Measurements of narrow-face mold wear from the plant, shown in Figure 24, are consistent with taking the mismatch function \( d\left( z \right) \) as the “hot mold with friction” penetration profile presented in Figure 23. Good match with the measurements may be observed by taking \( c_{0} \) = 0.97 mm and \( c_{1} \) = 5 × 10⁻⁶ mm/Pa as fitting constants. Minimum wear is observed between 200 and 500 mm below the meniscus. The higher wear towards the top and bottom of the mold agrees with the modeling prediction of two regions of locally excessive taper and corresponding high narrow-face mold wear. The very high wear at mold exit is likely related to the combined effects of the infiltration of corrosive spray-cooling water, increased scraping by the strand at mold exit, and the softening caused by the locally high mold temperatures discussed in Section IV. This problem can be treated in many ways: changing the bolt pattern, changing bolt tightness or lubrication, stiffening the waterbox, or changing the narrow-face taper. Further modeling work is needed to optimize mold taper for the range of operating conditions in commercial practice.

Fig. 24

Mold wear predictions and measurements

Conclusions

This work provides insight into the thermal and mechanical behavior of a funnel-mold continuous caster during steady casting, based on a nonlinear 3-D finite-element elastic stress analysis. The model features realistic thermal boundary conditions based on plant measurements from a previous study, complete geometric details of the mold plates and waterboxes, tightened bolts and tie rods, and realistic contact with friction and ferrostatic pressure.

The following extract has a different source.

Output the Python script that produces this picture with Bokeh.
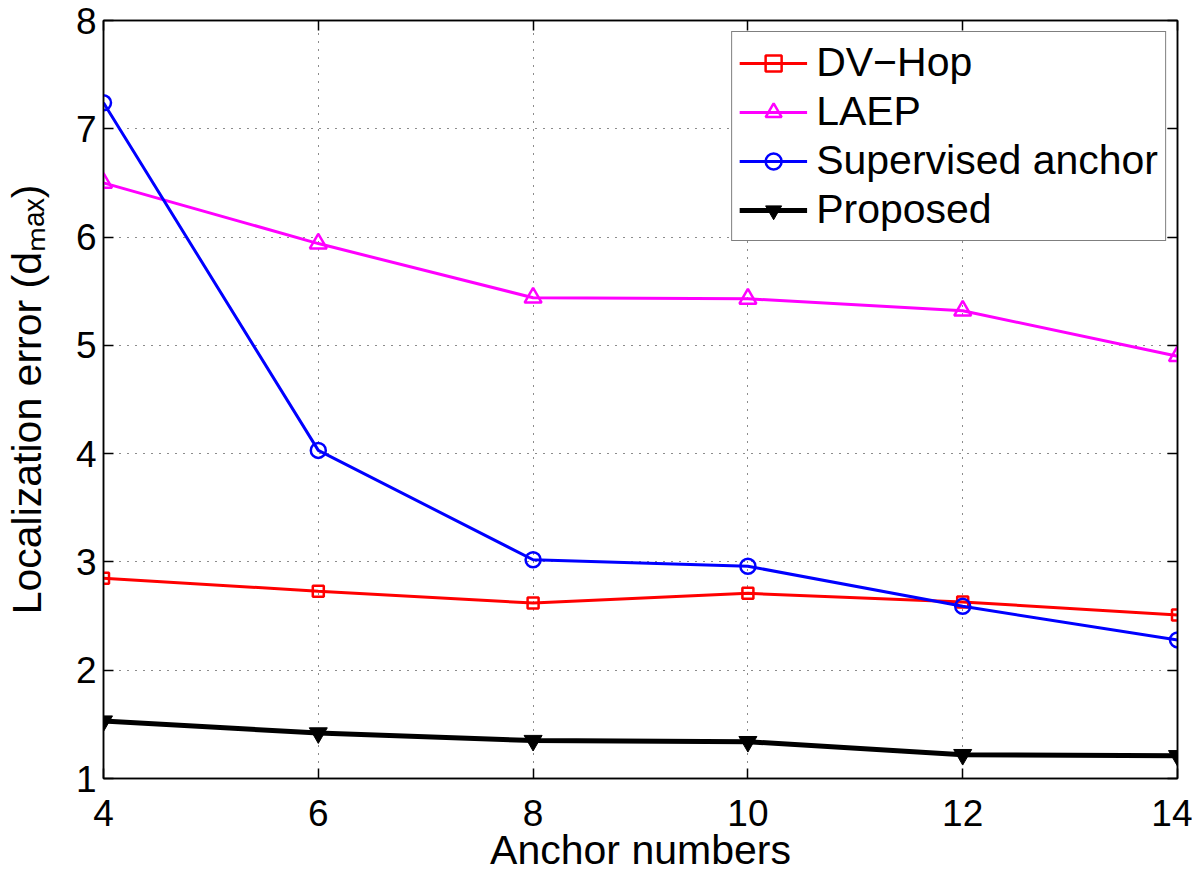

The behavior of the narrow face is typical, bowing into a parabolic arc. Owing to the changes in water cooling around the mold bolts and near mold exit on the wide face, combined with widely varying bolt stiffness, the wide face contorts into a W shape in both the perimeter and casting directions.

The results of the model were evaluated from an operational perspective, considering the potential for several different practical problems as follows:

1. 1.

   The mold bolts have no risk of either tensile failure or shearing failure at the mold–waterbox interfaces, owing to the bolt holes being sufficiently oversized.

2. 2.

   The mold pieces are in strong contact just below meniscus and just above mold exit, where the temperatures are highest. The meniscus region could experience scratching due to slag infiltration into a thin (0.2 mm) interfacial gap. The submeniscus region could experience the “crushing” phenomenon observed in previous work unless care is taken to avoid excessive clamping forces.

3. 3.

   Mold distortion has a significant effect on mold taper. The thermal distortion of each of the mold pieces, the effect of the changing funnel geometry, and the interfacial sliding of the wide and narrow faces all contribute to the effective taper seen by the solidifying shell, each in a nonlinear fashion with distance down the mold. The thermal expansion of the wide face works against the applied taper and the effect of the funnel, so calculations based only on room-temperature dimensions are insufficient.

4. 4.

   Mold wear was estimated by superimposing the total effect of the thermal distortion of the mold and a linear 1 pct/m taper on previous calculations of the shell behavior. Although this taper generally produces acceptable matching with the shell shrinkage, the shell is predicted to wear against the mold just below the meniscus and near mold exit. Plant measurements of mold wear are consistent with this prediction.

5. 5.

   To avoid shell buckling and cracks, the thermal distortion of the mold should be considered when designing taper practice.

Future Work

To implement the results of this work into practice requires online monitoring of the shape of the narrow-face mold by inclinometers in order to quantify the mold distortion effects and actual taper experienced during casting operation. The computational models should be fully coupled to include the effect of the mold distortion on the behavior of the solidifying steel shell and interfacial gap phenomena. Efforts to do this are currently underway, and a follow-up article is planned.